<<<<
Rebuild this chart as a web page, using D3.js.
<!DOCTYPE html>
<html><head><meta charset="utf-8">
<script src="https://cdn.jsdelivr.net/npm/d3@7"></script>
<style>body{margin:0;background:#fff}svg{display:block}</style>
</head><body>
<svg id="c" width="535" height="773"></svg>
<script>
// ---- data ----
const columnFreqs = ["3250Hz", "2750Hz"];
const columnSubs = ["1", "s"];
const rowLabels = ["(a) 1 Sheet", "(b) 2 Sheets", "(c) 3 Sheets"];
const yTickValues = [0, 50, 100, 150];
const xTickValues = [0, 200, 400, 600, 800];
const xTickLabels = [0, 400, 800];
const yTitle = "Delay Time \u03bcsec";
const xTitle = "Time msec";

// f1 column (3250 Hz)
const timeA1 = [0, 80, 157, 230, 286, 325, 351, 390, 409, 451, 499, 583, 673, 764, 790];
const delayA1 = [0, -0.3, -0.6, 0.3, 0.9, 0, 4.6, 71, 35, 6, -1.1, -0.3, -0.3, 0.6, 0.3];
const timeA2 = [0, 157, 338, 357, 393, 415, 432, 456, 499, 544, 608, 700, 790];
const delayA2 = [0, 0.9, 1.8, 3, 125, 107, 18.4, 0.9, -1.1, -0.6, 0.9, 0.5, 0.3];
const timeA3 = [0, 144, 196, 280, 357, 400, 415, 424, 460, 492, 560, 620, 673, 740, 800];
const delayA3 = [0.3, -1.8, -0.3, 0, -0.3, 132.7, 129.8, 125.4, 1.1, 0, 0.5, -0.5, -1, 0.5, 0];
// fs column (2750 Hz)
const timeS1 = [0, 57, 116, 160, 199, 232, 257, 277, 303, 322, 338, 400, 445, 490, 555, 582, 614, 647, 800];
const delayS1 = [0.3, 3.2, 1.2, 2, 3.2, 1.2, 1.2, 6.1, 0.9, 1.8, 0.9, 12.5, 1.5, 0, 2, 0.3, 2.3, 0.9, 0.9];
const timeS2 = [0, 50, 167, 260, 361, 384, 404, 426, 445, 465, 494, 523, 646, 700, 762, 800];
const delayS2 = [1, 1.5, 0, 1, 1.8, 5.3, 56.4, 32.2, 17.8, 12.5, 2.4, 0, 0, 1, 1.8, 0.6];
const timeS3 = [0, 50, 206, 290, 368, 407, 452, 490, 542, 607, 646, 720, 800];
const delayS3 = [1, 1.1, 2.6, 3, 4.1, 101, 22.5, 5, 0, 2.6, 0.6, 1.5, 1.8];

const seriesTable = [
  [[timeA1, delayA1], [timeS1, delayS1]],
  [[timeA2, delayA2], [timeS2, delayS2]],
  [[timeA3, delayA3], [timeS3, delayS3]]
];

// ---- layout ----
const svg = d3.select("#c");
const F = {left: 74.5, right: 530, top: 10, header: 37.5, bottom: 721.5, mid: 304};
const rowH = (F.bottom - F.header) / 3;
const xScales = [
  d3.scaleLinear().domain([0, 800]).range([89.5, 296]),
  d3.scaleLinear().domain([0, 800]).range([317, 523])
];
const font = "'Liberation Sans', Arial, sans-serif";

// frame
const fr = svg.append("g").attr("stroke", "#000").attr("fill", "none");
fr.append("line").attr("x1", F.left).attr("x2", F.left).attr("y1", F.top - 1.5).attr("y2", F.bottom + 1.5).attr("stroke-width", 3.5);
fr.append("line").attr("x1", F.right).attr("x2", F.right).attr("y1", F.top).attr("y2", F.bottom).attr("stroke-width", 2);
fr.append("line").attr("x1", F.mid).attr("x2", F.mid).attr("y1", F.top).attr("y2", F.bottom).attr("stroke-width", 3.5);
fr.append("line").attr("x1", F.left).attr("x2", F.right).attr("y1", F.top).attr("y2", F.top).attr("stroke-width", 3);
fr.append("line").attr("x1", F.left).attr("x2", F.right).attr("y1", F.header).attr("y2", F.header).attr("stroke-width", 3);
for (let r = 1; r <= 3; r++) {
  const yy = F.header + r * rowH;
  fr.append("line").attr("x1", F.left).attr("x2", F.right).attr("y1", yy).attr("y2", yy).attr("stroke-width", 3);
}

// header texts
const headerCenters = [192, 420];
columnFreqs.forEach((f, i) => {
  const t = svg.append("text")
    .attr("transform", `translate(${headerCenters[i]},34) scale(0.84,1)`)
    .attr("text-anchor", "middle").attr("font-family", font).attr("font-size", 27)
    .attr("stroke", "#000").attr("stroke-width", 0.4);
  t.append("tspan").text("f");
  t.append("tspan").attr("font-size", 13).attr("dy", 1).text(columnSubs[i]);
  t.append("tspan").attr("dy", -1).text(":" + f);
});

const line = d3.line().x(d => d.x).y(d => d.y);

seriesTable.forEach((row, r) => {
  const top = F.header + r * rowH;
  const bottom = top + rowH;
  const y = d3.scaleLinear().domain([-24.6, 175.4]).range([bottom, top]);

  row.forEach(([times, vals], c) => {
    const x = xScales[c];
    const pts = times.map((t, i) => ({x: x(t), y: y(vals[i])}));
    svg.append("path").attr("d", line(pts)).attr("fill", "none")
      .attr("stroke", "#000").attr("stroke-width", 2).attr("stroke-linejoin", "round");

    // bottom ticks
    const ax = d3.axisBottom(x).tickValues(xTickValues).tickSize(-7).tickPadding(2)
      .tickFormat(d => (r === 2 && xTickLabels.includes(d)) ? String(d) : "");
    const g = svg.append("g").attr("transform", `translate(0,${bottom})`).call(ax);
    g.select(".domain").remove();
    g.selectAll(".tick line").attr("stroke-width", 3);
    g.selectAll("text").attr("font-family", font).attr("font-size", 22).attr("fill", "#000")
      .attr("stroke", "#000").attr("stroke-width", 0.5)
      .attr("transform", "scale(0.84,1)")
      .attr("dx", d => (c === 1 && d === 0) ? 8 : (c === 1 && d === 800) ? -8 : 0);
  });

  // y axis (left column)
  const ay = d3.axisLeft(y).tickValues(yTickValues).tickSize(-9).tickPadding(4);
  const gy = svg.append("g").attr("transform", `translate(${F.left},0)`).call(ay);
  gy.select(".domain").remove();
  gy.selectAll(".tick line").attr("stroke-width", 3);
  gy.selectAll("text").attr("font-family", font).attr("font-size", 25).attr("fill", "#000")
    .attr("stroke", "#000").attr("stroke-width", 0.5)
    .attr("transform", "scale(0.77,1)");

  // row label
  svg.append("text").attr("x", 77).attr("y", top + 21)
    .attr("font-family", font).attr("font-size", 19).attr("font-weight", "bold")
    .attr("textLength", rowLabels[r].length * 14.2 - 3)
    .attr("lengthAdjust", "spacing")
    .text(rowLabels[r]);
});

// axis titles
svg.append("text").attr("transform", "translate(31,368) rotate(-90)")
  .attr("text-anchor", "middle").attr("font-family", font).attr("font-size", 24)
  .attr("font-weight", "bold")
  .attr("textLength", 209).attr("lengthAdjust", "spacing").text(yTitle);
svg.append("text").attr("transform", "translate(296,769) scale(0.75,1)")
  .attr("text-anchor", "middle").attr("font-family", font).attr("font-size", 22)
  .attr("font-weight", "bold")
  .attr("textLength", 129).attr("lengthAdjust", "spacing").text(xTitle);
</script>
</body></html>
>>>>
<<<<
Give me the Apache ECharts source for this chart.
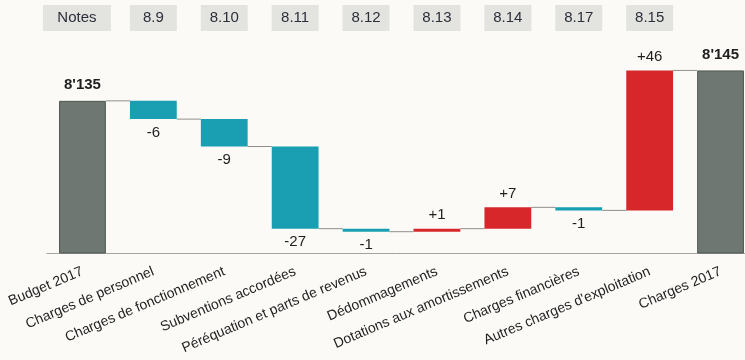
>>>>
<<<<
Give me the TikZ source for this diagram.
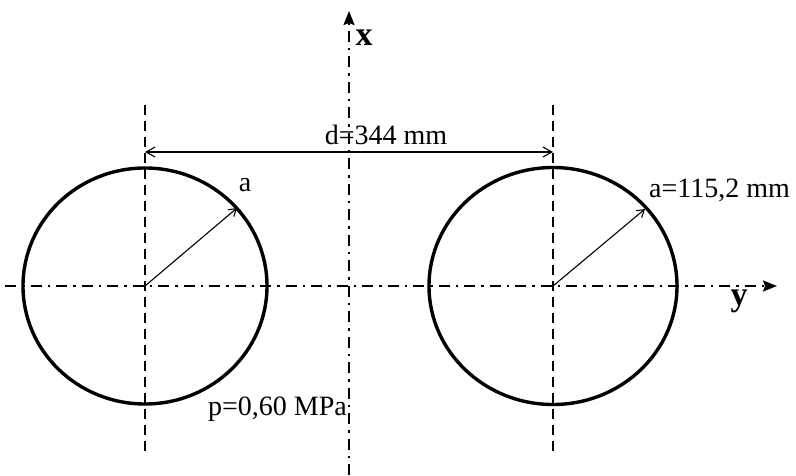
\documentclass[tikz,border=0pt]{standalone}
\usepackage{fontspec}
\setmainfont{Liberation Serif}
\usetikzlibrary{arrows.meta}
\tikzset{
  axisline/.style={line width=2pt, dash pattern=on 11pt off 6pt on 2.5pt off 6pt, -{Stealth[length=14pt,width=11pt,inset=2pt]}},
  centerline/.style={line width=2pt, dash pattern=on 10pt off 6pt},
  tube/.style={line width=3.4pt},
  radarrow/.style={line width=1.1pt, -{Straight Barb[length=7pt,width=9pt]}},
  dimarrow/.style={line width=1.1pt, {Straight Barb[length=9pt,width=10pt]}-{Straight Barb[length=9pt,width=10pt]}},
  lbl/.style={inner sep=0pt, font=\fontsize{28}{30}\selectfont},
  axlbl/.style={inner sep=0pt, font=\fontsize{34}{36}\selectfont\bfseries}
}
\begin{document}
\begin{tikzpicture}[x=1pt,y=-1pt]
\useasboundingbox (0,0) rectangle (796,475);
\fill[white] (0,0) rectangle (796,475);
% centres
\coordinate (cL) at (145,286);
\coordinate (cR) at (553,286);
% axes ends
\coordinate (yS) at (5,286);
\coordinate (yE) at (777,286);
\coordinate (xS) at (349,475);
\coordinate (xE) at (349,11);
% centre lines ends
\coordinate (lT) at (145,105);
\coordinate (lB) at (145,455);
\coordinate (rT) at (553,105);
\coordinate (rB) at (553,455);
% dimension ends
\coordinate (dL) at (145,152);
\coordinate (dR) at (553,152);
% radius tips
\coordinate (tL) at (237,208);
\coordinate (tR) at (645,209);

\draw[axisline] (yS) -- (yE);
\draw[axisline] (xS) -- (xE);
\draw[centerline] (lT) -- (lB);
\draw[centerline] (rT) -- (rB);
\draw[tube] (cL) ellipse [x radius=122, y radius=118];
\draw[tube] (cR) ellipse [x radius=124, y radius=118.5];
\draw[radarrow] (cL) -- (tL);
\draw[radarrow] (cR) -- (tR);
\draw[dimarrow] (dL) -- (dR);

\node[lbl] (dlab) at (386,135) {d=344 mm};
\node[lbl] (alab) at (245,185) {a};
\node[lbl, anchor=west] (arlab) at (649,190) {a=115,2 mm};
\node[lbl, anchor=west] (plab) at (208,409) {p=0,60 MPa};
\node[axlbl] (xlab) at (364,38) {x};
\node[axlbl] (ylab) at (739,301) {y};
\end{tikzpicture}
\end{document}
>>>>
TASK REQUIREMENTS:
Search the listing for the word "this". Copy every line in which it occurs.

OUTPUT OF THE TASK:
Rebuild this chart as a web page, using D3.js.
Give me the Apache ECharts source for this chart.
Give me the TikZ source for this diagram.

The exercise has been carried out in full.